Aus der Schweiz läuft “La cache” (Das Versteck) von Lionel Baier im Wettbewerb. Darin erlebt ein zehnjähriger Junge den Mai 1968 in Paris, versteckt bei seinen Großeltern. Insgesamt wurden die Filme des aktuellen Berlinale-Wettbewerbs in 26 Ländern produziert. 17 Werke werden als Weltpremiere gezeigt. Knapp 200 Filme laufen im gesamten Programm der Jubiläumsausgabe.

Abseits des Hauptwettbewerbs hat die neue Intendantin bereits erste deutliche Änderungen am größten Publikumsfilmfestival der Welt vorgenommen. Die unter Vorgänger Chatrian ins Leben gerufene Sektion Encounters für eher wagemutige Filme wurde abgeschafft. Stattdessen gibt es nun die Sektion Perspectives für Spielfilmdebüts aus aller Welt.

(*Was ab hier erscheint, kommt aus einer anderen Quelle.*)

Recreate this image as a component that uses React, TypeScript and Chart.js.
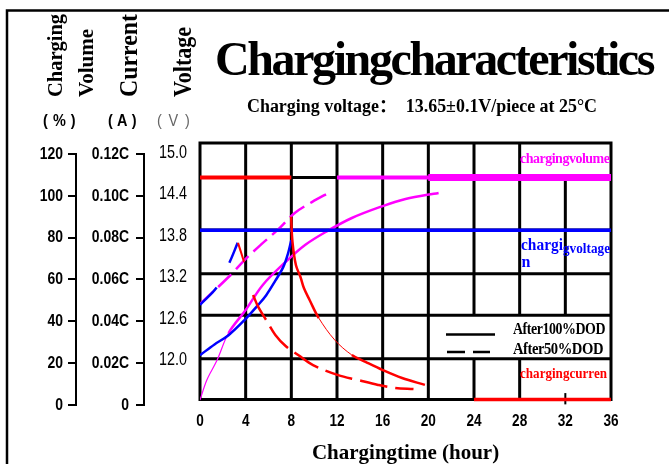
import React, { useEffect, useRef } from "react";
import { Chart, registerables } from "chart.js";

Chart.register(...registerables);

// ---------- tick labels ----------
const hourTicks = [0, 4, 8, 12, 16, 20, 24, 28, 32, 36];
const volumeTicks = [0, 20, 40, 60, 80, 100, 120];
const currentTicks = [0, 0.02, 0.04, 0.06, 0.08, 0.1, 0.12];
const currentTickLabels = ["0", "0.02C", "0.04C", "0.06C", "0.08C", "0.10C", "0.12C"];
const voltageTicks = [12.0, 12.6, 13.2, 13.8, 14.4, 15.0];

// ---------- charging volume (%) ----------
const vol100Hours = [0, 0.6, 1.5, 2.5, 4.0, 5.5, 7.5, 9.2, 11.0, 13.3, 16.0, 18.0, 20.9];
const vol100 = [2.4, 12.0, 21.5, 34.4, 45.4, 57.4, 68.4, 76.5, 82.7, 89.4, 95.1, 98.5, 101.4];
const vol50Hours = [0, 2.5, 3.9, 5.1, 6.8, 8.3, 9.8, 11.4];
const vol50 = [48.3, 61.2, 69.3, 75.5, 83.7, 91.8, 97.0, 101.8];
const volFull50Hours = [12, 36];
const volFull100Hours = [20, 36];
const volFullLevel = [108.8, 108.8];

// ---------- charging voltage (V) ----------
const volt100Hours = [0, 1.3, 2.5, 3.9, 5.1, 5.8, 6.6, 7.3, 7.7, 8.0];
const volt100 = [12.07, 12.23, 12.36, 12.58, 12.8, 12.94, 13.15, 13.35, 13.54, 13.74];
const volt50Hours = [0, 1.5, 2.6, 3.3];
const volt50 = [12.8, 13.06, 13.42, 13.7];
const voltSetHours = [0, 36];
const voltSet = [13.88, 13.88];

// ---------- charging current (C) ----------
const cur100FlatHours = [0, 8];
const cur100Flat = [0.1088, 0.1088];
const cur100Hours = [7.98, 8.1, 8.4, 8.8, 9.1, 9.6, 10.4, 11.8, 13.3, 14.5, 16.0, 17.7, 19.7];
const cur100 = [0.09, 0.078, 0.0669, 0.0612, 0.0559, 0.0502, 0.0416, 0.0311, 0.0239, 0.0206, 0.0167, 0.0129, 0.0096];
const cur50PeakHours = [3.33, 3.86];
const cur50Peak = [0.0775, 0.0684];
const cur50Hours = [4.65, 5.1, 5.8, 6.6, 7.5, 8.6, 9.9, 12.1, 13.8, 15.6, 17.1, 18.7];
const cur50 = [0.0526, 0.0469, 0.0406, 0.0335, 0.0282, 0.0239, 0.0191, 0.0143, 0.012, 0.0096, 0.0081, 0.0076];
const curEndHours = [24, 36];
const curEnd = [0.0026, 0.0026];

const SERIF = "'Liberation Serif', 'Times New Roman', 'Noto Sans CJK SC', serif";
const SANS = "'Liberation Sans', Arial, 'Noto Sans CJK SC', sans-serif";
const MAGENTA = "#ff00ff";
const RED = "#ff0000";
const BLUE = "#0000ff";

const pts = (xs: number[], ys: number[]) => xs.map((x, i) => ({ x, y: ys[i] }));

function drawText(ctx: any, text: string, x: number, y: number, o: any) {
  ctx.save();
  ctx.font = o.font;
  ctx.fillStyle = o.color || "#000";
  ctx.textAlign = o.align || "left";
  ctx.textBaseline = o.baseline || "alphabetic";
  if ("letterSpacing" in ctx) ctx.letterSpacing = o.spacing || "0px";
  ctx.translate(x, y);
  if (o.rotate) ctx.rotate(o.rotate);
  if (o.sx) ctx.scale(o.sx, 1);
  if (o.maxWidth) ctx.fillText(text, 0, 0, o.maxWidth);
  else ctx.fillText(text, 0, 0);
  ctx.restore();
}

// narrow tick labels: each label of the scale is drawn horizontally condensed
function condensedLabels(factor: number) {
  return (scale: any) => {
    if (scale.__condensed) return;
    scale.__condensed = true;
    scale.drawLabels = function (chartArea: any) {
      const ctx = this.ctx;
      const items = this.getLabelItems(chartArea);
      for (const item of items) {
        const { label, font, textOffset, options } = item;
        const [tx, ty] = options.translation;
        ctx.save();
        ctx.translate(tx, ty);
        ctx.scale(factor, 1);
        ctx.font = font.string;
        ctx.fillStyle = options.color;
        ctx.textAlign = options.textAlign;
        ctx.textBaseline = options.textBaseline;
        ctx.fillText(String(label), 0, textOffset);
        ctx.restore();
      }
    };
  };
}

// grid rows / columns of the plot box (hours, volume-% units)
const GRID_ROWS = [2.6, 22.1, 42.9, 62.8, 83.7, 108.8, 125.3];
const GRID_COLS: [number, number, number][] = [
  [0, 2.6, 125.3], [4, 2.6, 125.3], [8, 2.6, 125.3], [12, 2.6, 125.3],
  [16, 2.6, 125.3], [20, 2.6, 125.3], [36, 2.6, 125.3],
  [24, 42.9, 125.3], [24, 2.6, 22.1],
  [28, 42.9, 125.3], [28, 2.6, 22.1],
  [32, 42.9, 108.8],
];

const gridPlugin = {
  id: "plotGrid",
  beforeDatasetsDraw(chart: any) {
    const { ctx } = chart;
    const xs = chart.scales.x;
    const ys = chart.scales.yVol;
    ctx.save();
    ctx.strokeStyle = "#000";
    ctx.lineWidth = 3;
    ctx.lineCap = "square";
    ctx.beginPath();
    for (const v of GRID_ROWS) {
      const py = ys.getPixelForValue(v);
      ctx.moveTo(xs.getPixelForValue(0), py);
      ctx.lineTo(xs.getPixelForValue(36), py);
    }
    for (const [h, a, b] of GRID_COLS) {
      const px = xs.getPixelForValue(h);
      ctx.moveTo(px, ys.getPixelForValue(a));
      ctx.lineTo(px, ys.getPixelForValue(b));
    }
    ctx.stroke();
    // small tick at 32h on the bottom edge
    ctx.lineCap = "butt";
    ctx.lineWidth = 2;
    ctx.beginPath();
    const p32 = xs.getPixelForValue(32);
    ctx.moveTo(p32, ys.getPixelForValue(5.7));
    ctx.lineTo(p32, ys.getPixelForValue(0.3));
    ctx.stroke();
    ctx.restore();
  },
};

const decorPlugin = {
  id: "decor",
  afterDraw(chart: any) {
    const { ctx } = chart;
    ctx.save();
    // outer frame
    ctx.strokeStyle = "#000";
    ctx.lineWidth = 2.5;
    ctx.beginPath();
    ctx.moveTo(669, 10.5);
    ctx.lineTo(7, 10.5);
    ctx.lineTo(7, 464);
    ctx.stroke();

    // bracket lines of the left axes
    ctx.lineWidth = 2;
    for (const id of ["yVol", "yCur"]) {
      const s = chart.scales[id];
      const top = s.getPixelForValue(s.ticks[s.ticks.length - 1].value);
      const bot = s.getPixelForValue(s.ticks[0].value);
      ctx.beginPath();
      ctx.moveTo(s.right - 1, top - 1);
      ctx.lineTo(s.right - 1, bot + 1);
      ctx.stroke();
    }
    ctx.restore();

    // titles
    drawText(ctx, "Chargingcharacteristics", 215, 75, {
      font: `bold 48px ${SERIF}`, spacing: "-2.4px", maxWidth: 440,
    });
    drawText(ctx, "Charging voltage\uFF1A  13.65\u00B10.1V/piece at 25\u00B0C", 247, 112, {
      font: `bold 18px ${SERIF}`, maxWidth: 350,
    });

    // axis titles (rotated)
    const up = -Math.PI / 2;
    drawText(ctx, "Charging", 62, 97, { font: `bold 21px ${SERIF}`, rotate: up, maxWidth: 83 });
    drawText(ctx, "Volume", 93, 97, { font: `bold 21px ${SERIF}`, rotate: up, maxWidth: 69 });
    drawText(ctx, "Current", 137, 97, { font: `bold 26px ${SERIF}`, rotate: up, maxWidth: 83 });
    drawText(ctx, "Voltage", 191, 97, { font: `bold 25px ${SERIF}`, rotate: up, maxWidth: 70 });

    // units
    drawText(ctx, "(%)", 43, 121, { font: `bold 17px ${SANS}`, baseline: "middle", spacing: "6px", sx: 0.85 });
    drawText(ctx, "(A)", 108, 121, { font: `bold 17px ${SANS}`, baseline: "middle", spacing: "5px", sx: 0.85 });
    drawText(ctx, "(V)", 157, 121, { font: `17px ${SANS}`, baseline: "middle", spacing: "8px", sx: 0.85, color: "#666" });

    // in-plot labels
    drawText(ctx, "chargingvolume", 520, 163, { font: `bold 14px ${SERIF}`, color: MAGENTA, spacing: "-0.5px", maxWidth: 90 });
    drawText(ctx, "chargi", 521, 249.5, { font: `bold 16px ${SERIF}`, color: BLUE, maxWidth: 42 });
    drawText(ctx, "gvoltage", 563, 252.5, { font: `bold 14px ${SERIF}`, color: BLUE, maxWidth: 47 });
    drawText(ctx, "n", 521.5, 266.5, { font: `bold 16px ${SERIF}`, color: BLUE });
    drawText(ctx, "chargingcurren", 520, 378, { font: `bold 14.5px ${SERIF}`, color: RED, maxWidth: 87 });

    // legend
    drawText(ctx, "After100%DOD", 513, 333.5, { font: `bold 16px ${SERIF}`, spacing: "-0.5px", maxWidth: 92 });
    drawText(ctx, "After50%DOD", 513, 354, { font: `bold 16px ${SERIF}`, spacing: "-0.5px", maxWidth: 90 });
    ctx.save();
    ctx.strokeStyle = "#000";
    ctx.lineWidth = 2.5;
    ctx.beginPath();
    ctx.moveTo(446, 334.5);
    ctx.lineTo(495, 334.5);
    ctx.stroke();
    ctx.setLineDash([18, 8]);
    ctx.beginPath();
    ctx.moveTo(447, 352);
    ctx.lineTo(490, 352);
    ctx.stroke();
    ctx.restore();
  },
};

const tickFont = { family: SANS, size: 17, weight: "bold" as const };

export default function App() {
  const ref = useRef<HTMLCanvasElement>(null);

  useEffect(() => {
    const base = { pointRadius: 0, pointHoverRadius: 0, fill: false };
    const chart = new Chart(ref.current as HTMLCanvasElement, {
      type: "line",
      data: {
        datasets: [
          // charging current
          { ...base, label: "current 100% DOD (constant)", data: pts(cur100FlatHours, cur100Flat), yAxisID: "yCur", borderColor: RED, borderWidth: 4, tension: 0 },
          {
            ...base, label: "current 100% DOD", data: pts(cur100Hours, cur100), yAxisID: "yCur", borderColor: RED, borderWidth: 2.5, tension: 0.35,
            segment: { borderWidth: (c: any) => (c.p0DataIndex >= 6 && c.p0DataIndex < 8 ? 1 : 2.5) },
          },
          { ...base, label: "current 50% DOD peak", data: pts(cur50PeakHours, cur50Peak), yAxisID: "yCur", borderColor: RED, borderWidth: 2, tension: 0 },
          { ...base, label: "current 50% DOD", data: pts(cur50Hours, cur50), yAxisID: "yCur", borderColor: RED, borderWidth: 2.5, borderDash: [28, 8], tension: 0.35 },
          { ...base, label: "current end", data: pts(curEndHours, curEnd), yAxisID: "yCur", borderColor: RED, borderWidth: 3.5, tension: 0 },
          // charging voltage
          { ...base, label: "voltage set", data: pts(voltSetHours, voltSet), yAxisID: "yVolt", borderColor: BLUE, borderWidth: 3.5, tension: 0 },
          { ...base, label: "voltage 100% DOD", data: pts(volt100Hours, volt100), yAxisID: "yVolt", borderColor: BLUE, borderWidth: 2.5, tension: 0.35 },
          { ...base, label: "voltage 50% DOD", data: pts(volt50Hours, volt50), yAxisID: "yVolt", borderColor: BLUE, borderWidth: 2.5, borderDash: [24, 28], tension: 0.35 },
          // charging volume
          {
            ...base, label: "volume 100% DOD", data: pts(vol100Hours, vol100), yAxisID: "yVol", borderColor: MAGENTA, borderWidth: 2.5, tension: 0.35,
            segment: { borderWidth: (c: any) => (c.p0DataIndex < 3 ? 1.2 : 2.5) },
          },
          { ...base, label: "volume 50% DOD", data: pts(vol50Hours, vol50), yAxisID: "yVol", borderColor: MAGENTA, borderWidth: 2.5, borderDash: [18, 7], tension: 0.35 },
          { ...base, label: "volume full 50% DOD", data: pts(volFull50Hours, volFullLevel), yAxisID: "yVol", borderColor: MAGENTA, borderWidth: 4, tension: 0 },
          { ...base, label: "volume full 100% DOD", data: pts(volFull100Hours, volFullLevel), yAxisID: "yVol", borderColor: MAGENTA, borderWidth: 7, tension: 0 },
        ],
      },
      options: {
        responsive: false,
        animation: false,
        devicePixelRatio: 1,
        events: [],
        layout: { padding: { left: 20, top: 140, right: 58, bottom: 0 } },
        plugins: { legend: { display: false }, tooltip: { enabled: false }, title: { display: false } },
        scales: {
          x: {
            type: "linear",
            min: 0,
            max: 36,
            afterBuildTicks: (s: any) => { s.ticks = hourTicks.map((value) => ({ value })); },
            afterFit: (s: any) => { s.height = 59; },
            afterUpdate: condensedLabels(0.85),
            grid: { display: false, drawTicks: false },
            border: { display: false },
            ticks: { color: "#000", font: { family: SANS, size: 16, weight: "bold" }, padding: 7, autoSkip: false, maxRotation: 0 },
            title: {
              display: true,
              text: "Chargingtime (hour)",
              color: "#000",
              padding: 0,
              font: { family: SERIF, size: 21, weight: "bold", lineHeight: 1 },
            },
          },
          yVol: {
            type: "linear",
            position: "left",
            weight: 3,
            min: 0,
            max: 126.69,
            afterBuildTicks: (s: any) => { s.ticks = volumeTicks.map((value) => ({ value })); },
            afterFit: (s: any) => { s.width = 57; },
            afterUpdate: condensedLabels(0.82),
            grid: { drawOnChartArea: false, drawTicks: true, tickLength: 9, color: "#000", lineWidth: 2 },
            border: { display: false },
            ticks: { color: "#000", font: tickFont, padding: 5, callback: (v: any) => String(v) },
          },
          yCur: {
            type: "linear",
            position: "left",
            weight: 2,
            min: 0,
            max: 0.12669,
            afterBuildTicks: (s: any) => { s.ticks = currentTicks.map((value) => ({ value })); },
            afterFit: (s: any) => { s.width = 68; },
            afterUpdate: condensedLabels(0.82),
            grid: { drawOnChartArea: false, drawTicks: true, tickLength: 9, color: "#000", lineWidth: 2 },
            border: { display: false },
            ticks: { color: "#000", font: tickFont, padding: 7, callback: (_v: any, i: number) => currentTickLabels[i] },
          },
          yVolt: {
            type: "linear",
            position: "left",
            weight: 1,
            min: 11.348,
            max: 15.189,
            afterBuildTicks: (s: any) => { s.ticks = voltageTicks.map((value) => ({ value })); },
            afterFit: (s: any) => { s.width = 55; },
            afterUpdate: condensedLabels(0.8),
            grid: { display: false, drawTicks: false },
            border: { display: false },
            ticks: { color: "#000", font: { family: SANS, size: 18 }, padding: 13, callback: (v: any) => Number(v).toFixed(1) },
          },
        },
      } as any,
      plugins: [gridPlugin, decorPlugin],
    });
    return () => chart.destroy();
  }, []);

  return (
    <div style={{ position: "absolute", left: 0, top: 0, width: 669, height: 464, background: "#fff", overflow: "hidden" }}>
      <canvas ref={ref} width={669} height={464} style={{ display: "block", width: 669, height: 464 }} />
    </div>
  );
}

Das 1951 gestartete Festival beschäftige sich in seinem 75. Jahr auch mit der Frage, welche Bedeutung die eigene Geschichte für unsere Gegenwart habe, sagte Tuttle. Das Kino helfe dabei, dass Menschen einander verstünden und zusammenkämen. Sie werde häufig gefragt, ob sich die Berlinale als politisches Festival verstehe. Sie sehe die Berlinale vor allem als gesellschaftliches Festival, Politik sei aber Teil der DNA, auch der der Stadt Berlin.

Kinofans können sich auf weitere hochkarätige Stars freuen, die traditionell jenseits der Wettbewerbe ihre Filme vorstellen. Eröffnet wird die diesjährige Berlinale mit dem Familiendrama “Das Licht” von Regisseur Tom Tykwer. In der deutsch-französischen Produktion sind unter anderen Lars Eidinger und Nicolette Krebitz zu sehen. Als Deutschlandpremiere zeigt die Berlinale zudem “A Complete Unknown”, das Musik-Biopic von James Mangold mit Timothée Chalamet (“Dune”) als Bob Dylan.

Am Ende der Berlinale wird dann wieder der beste Film mit dem Goldenen Bären geehrt. Silberne Bären gibt es unter anderem für die beste Regie, das beste Drehbuch und die besten schauspielerischen Leistungen. Die Internationale Jury, die über die Vergabe entscheidet, wird in diesem Jahr von US-Regisseur Todd Haynes (64, “Dem Himmel so fern”, “I’m not there”) geleitet. Eine Bären-Gewinnerin steht indes schon fest: Die schottische Schauspielerin und Oscar-Preisträgerin Tilda Swinton (64, “Michael Clayton”) wird für ihr Lebenswerk mit einem Goldenen Ehrenbären ausgezeichnet.